PROVIDED DATA>
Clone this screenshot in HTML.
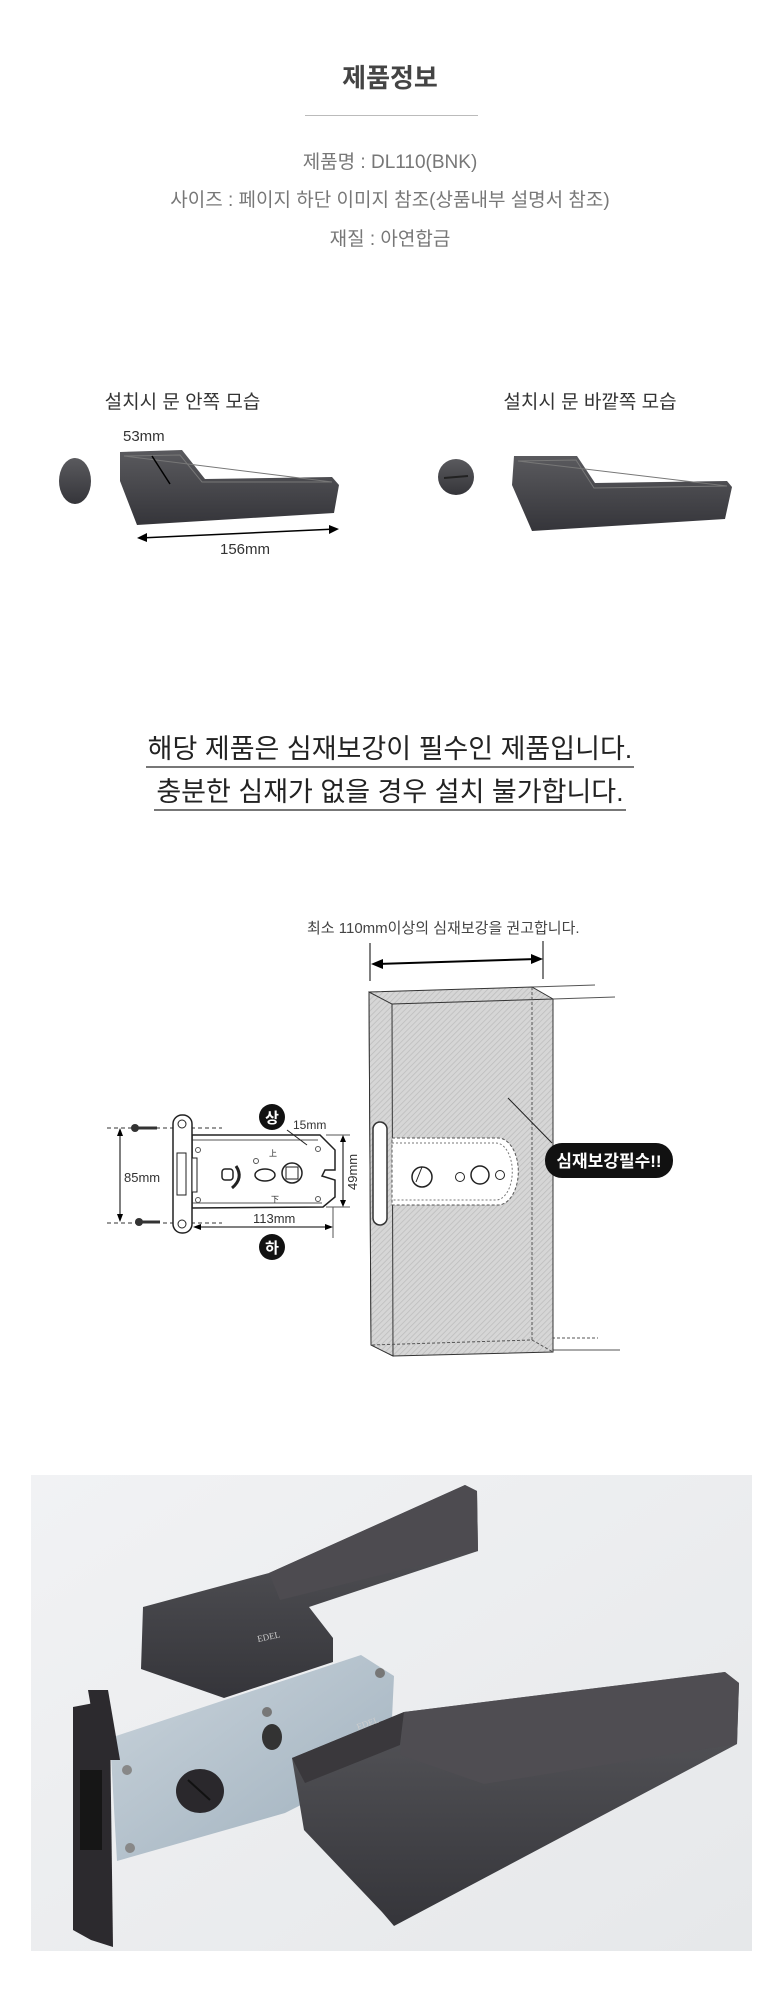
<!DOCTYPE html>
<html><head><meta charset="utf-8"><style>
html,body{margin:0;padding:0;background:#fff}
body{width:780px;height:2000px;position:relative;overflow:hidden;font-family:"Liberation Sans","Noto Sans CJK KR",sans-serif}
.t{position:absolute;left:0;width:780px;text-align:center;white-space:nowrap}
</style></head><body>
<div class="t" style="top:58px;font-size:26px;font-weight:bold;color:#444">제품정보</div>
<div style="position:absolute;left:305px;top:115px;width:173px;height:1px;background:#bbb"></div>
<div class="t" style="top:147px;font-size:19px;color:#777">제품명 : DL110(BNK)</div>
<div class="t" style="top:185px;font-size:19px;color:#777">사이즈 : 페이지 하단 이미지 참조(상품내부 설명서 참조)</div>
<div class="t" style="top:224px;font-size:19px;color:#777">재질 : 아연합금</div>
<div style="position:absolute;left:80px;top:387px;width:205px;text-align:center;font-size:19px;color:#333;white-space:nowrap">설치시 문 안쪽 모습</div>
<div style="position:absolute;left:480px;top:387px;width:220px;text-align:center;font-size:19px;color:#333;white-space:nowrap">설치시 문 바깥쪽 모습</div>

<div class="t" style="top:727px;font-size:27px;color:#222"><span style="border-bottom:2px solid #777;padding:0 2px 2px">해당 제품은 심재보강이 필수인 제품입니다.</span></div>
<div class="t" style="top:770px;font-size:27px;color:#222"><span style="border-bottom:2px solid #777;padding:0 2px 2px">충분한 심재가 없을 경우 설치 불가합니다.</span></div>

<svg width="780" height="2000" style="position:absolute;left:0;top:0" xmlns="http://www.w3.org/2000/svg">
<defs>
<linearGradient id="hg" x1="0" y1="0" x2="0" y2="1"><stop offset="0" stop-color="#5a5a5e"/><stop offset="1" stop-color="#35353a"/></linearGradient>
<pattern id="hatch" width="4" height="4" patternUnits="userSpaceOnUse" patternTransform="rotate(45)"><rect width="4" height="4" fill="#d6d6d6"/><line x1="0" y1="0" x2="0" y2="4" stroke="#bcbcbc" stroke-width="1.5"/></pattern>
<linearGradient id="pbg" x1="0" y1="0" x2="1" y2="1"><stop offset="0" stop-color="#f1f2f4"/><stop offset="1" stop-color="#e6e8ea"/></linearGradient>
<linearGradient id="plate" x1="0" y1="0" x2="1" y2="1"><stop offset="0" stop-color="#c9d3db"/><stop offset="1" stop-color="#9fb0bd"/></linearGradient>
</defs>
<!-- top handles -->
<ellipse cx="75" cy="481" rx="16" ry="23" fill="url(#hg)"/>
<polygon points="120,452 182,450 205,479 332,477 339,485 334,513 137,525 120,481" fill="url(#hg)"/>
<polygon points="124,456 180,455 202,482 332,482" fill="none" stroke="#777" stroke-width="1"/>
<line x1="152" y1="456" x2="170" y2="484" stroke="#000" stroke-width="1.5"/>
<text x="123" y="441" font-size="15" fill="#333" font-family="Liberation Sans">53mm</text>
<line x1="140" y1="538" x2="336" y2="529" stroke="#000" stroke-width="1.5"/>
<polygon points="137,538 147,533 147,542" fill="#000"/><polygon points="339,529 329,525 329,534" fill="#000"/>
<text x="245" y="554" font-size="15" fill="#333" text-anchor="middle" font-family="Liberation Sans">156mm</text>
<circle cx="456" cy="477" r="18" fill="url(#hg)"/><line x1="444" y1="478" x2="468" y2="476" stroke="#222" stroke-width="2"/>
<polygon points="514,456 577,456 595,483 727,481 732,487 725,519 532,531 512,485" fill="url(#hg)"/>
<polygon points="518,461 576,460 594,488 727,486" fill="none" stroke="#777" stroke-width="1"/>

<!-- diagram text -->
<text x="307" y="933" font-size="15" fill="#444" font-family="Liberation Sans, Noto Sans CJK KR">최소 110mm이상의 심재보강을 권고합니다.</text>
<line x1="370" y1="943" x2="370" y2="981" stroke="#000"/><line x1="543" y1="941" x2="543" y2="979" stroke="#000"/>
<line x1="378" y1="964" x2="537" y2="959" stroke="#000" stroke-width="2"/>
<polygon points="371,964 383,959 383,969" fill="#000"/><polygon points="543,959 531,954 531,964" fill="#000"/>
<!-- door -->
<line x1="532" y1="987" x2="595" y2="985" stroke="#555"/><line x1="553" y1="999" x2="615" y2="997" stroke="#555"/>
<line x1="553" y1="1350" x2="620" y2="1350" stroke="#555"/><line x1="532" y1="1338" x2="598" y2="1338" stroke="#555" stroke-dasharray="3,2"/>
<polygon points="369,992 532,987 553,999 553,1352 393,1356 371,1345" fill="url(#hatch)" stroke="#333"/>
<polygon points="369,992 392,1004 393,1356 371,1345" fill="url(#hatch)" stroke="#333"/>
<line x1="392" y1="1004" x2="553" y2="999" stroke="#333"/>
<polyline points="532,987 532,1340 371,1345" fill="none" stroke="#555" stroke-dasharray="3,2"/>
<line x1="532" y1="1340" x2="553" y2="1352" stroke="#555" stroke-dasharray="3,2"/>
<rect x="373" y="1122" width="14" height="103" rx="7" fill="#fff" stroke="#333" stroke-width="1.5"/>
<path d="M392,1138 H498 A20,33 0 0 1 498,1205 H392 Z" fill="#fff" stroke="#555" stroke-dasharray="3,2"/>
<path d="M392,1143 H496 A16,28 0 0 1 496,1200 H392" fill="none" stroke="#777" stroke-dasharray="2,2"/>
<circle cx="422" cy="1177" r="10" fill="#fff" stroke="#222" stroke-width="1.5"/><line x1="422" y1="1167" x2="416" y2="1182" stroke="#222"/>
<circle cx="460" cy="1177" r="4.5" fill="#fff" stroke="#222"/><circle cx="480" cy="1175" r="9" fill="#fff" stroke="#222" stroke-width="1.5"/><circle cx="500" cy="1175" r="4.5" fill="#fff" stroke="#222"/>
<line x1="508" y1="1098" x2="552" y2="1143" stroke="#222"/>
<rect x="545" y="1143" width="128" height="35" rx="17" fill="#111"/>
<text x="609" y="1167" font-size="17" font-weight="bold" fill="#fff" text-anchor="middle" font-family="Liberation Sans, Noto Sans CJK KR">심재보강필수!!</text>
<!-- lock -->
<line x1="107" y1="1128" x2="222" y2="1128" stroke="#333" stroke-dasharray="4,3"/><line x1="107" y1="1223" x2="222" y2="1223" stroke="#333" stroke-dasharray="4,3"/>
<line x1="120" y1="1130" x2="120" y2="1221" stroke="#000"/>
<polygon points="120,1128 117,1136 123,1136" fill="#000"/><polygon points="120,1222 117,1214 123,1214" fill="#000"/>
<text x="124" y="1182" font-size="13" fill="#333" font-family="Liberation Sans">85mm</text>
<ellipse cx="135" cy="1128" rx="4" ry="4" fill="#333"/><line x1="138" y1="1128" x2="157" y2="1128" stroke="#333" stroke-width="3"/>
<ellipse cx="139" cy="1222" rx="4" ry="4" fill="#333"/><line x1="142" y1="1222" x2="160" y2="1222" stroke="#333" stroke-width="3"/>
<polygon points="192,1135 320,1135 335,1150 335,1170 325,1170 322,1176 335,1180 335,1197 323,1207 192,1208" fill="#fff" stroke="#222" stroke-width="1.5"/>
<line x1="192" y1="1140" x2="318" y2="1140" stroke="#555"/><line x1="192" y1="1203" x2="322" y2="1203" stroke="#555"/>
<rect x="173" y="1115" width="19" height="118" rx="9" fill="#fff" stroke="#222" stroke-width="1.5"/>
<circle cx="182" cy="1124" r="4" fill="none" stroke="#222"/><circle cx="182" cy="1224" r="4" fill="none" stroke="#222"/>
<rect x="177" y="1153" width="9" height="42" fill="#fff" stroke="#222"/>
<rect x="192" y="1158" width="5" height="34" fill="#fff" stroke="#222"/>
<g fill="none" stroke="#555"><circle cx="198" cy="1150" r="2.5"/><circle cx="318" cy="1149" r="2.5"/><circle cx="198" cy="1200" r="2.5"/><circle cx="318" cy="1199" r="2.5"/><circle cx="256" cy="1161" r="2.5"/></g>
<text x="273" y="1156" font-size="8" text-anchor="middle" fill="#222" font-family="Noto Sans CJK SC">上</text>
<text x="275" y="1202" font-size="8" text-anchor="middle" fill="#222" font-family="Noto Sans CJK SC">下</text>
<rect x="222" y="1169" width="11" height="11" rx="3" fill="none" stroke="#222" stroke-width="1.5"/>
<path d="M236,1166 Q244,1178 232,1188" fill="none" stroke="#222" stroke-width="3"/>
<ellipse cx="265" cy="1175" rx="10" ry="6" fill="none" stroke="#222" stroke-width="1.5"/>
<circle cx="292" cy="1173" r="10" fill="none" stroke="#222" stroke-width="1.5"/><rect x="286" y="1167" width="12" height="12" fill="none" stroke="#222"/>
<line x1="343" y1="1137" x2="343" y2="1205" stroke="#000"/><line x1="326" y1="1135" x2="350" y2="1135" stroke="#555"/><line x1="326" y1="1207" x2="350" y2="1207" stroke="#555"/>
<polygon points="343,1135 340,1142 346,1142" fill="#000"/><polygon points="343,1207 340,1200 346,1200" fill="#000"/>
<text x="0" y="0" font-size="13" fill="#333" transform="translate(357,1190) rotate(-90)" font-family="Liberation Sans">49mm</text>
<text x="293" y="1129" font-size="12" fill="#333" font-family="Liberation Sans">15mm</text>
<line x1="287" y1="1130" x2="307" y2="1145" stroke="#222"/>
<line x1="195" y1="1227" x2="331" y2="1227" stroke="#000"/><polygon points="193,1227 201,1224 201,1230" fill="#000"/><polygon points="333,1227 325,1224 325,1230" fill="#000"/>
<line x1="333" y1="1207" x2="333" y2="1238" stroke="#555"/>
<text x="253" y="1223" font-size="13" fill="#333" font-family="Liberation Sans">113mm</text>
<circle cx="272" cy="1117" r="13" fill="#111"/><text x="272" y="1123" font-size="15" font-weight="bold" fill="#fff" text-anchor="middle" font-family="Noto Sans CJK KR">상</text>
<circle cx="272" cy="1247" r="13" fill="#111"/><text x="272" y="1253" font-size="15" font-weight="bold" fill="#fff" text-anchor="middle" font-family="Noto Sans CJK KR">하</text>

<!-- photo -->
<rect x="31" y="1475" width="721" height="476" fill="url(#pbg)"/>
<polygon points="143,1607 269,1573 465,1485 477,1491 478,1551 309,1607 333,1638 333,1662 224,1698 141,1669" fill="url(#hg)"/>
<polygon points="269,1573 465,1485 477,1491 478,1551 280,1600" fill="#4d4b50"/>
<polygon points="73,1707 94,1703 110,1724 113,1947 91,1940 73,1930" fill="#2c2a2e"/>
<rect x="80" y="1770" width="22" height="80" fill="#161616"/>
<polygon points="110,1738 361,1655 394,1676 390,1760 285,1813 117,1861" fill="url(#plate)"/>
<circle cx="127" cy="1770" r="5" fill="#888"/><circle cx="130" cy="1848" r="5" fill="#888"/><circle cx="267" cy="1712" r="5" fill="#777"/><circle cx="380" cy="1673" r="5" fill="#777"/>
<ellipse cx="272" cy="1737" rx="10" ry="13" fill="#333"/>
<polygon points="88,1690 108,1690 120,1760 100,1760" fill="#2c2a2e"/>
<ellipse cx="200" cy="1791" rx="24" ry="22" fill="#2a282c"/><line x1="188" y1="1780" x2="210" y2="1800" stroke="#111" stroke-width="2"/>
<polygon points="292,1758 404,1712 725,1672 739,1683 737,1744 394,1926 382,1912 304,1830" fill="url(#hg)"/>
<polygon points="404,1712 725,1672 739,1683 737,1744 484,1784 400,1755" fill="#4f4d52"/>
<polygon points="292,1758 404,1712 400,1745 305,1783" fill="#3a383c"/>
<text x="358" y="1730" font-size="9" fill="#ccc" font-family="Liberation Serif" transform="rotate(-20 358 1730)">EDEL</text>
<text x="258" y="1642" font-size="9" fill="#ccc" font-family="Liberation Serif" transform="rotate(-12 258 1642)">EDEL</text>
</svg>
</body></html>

YOUR GOAL>
Exactly reproduce the run of lines from the start of the listing through the line with "경우 설치 불가합니다.</span></div>", inclusive; pictures are not copied.

RESULT BELOW>
Clone this screenshot in HTML.
<!DOCTYPE html>
<html><head><meta charset="utf-8"><style>
html,body{margin:0;padding:0;background:#fff}
body{width:780px;height:2000px;position:relative;overflow:hidden;font-family:"Liberation Sans","Noto Sans CJK KR",sans-serif}
.t{position:absolute;left:0;width:780px;text-align:center;white-space:nowrap}
</style></head><body>
<div class="t" style="top:58px;font-size:26px;font-weight:bold;color:#444">제품정보</div>
<div style="position:absolute;left:305px;top:115px;width:173px;height:1px;background:#bbb"></div>
<div class="t" style="top:147px;font-size:19px;color:#777">제품명 : DL110(BNK)</div>
<div class="t" style="top:185px;font-size:19px;color:#777">사이즈 : 페이지 하단 이미지 참조(상품내부 설명서 참조)</div>
<div class="t" style="top:224px;font-size:19px;color:#777">재질 : 아연합금</div>
<div style="position:absolute;left:80px;top:387px;width:205px;text-align:center;font-size:19px;color:#333;white-space:nowrap">설치시 문 안쪽 모습</div>
<div style="position:absolute;left:480px;top:387px;width:220px;text-align:center;font-size:19px;color:#333;white-space:nowrap">설치시 문 바깥쪽 모습</div>

<div class="t" style="top:727px;font-size:27px;color:#222"><span style="border-bottom:2px solid #777;padding:0 2px 2px">해당 제품은 심재보강이 필수인 제품입니다.</span></div>
<div class="t" style="top:770px;font-size:27px;color:#222"><span style="border-bottom:2px solid #777;padding:0 2px 2px">충분한 심재가 없을 경우 설치 불가합니다.</span></div>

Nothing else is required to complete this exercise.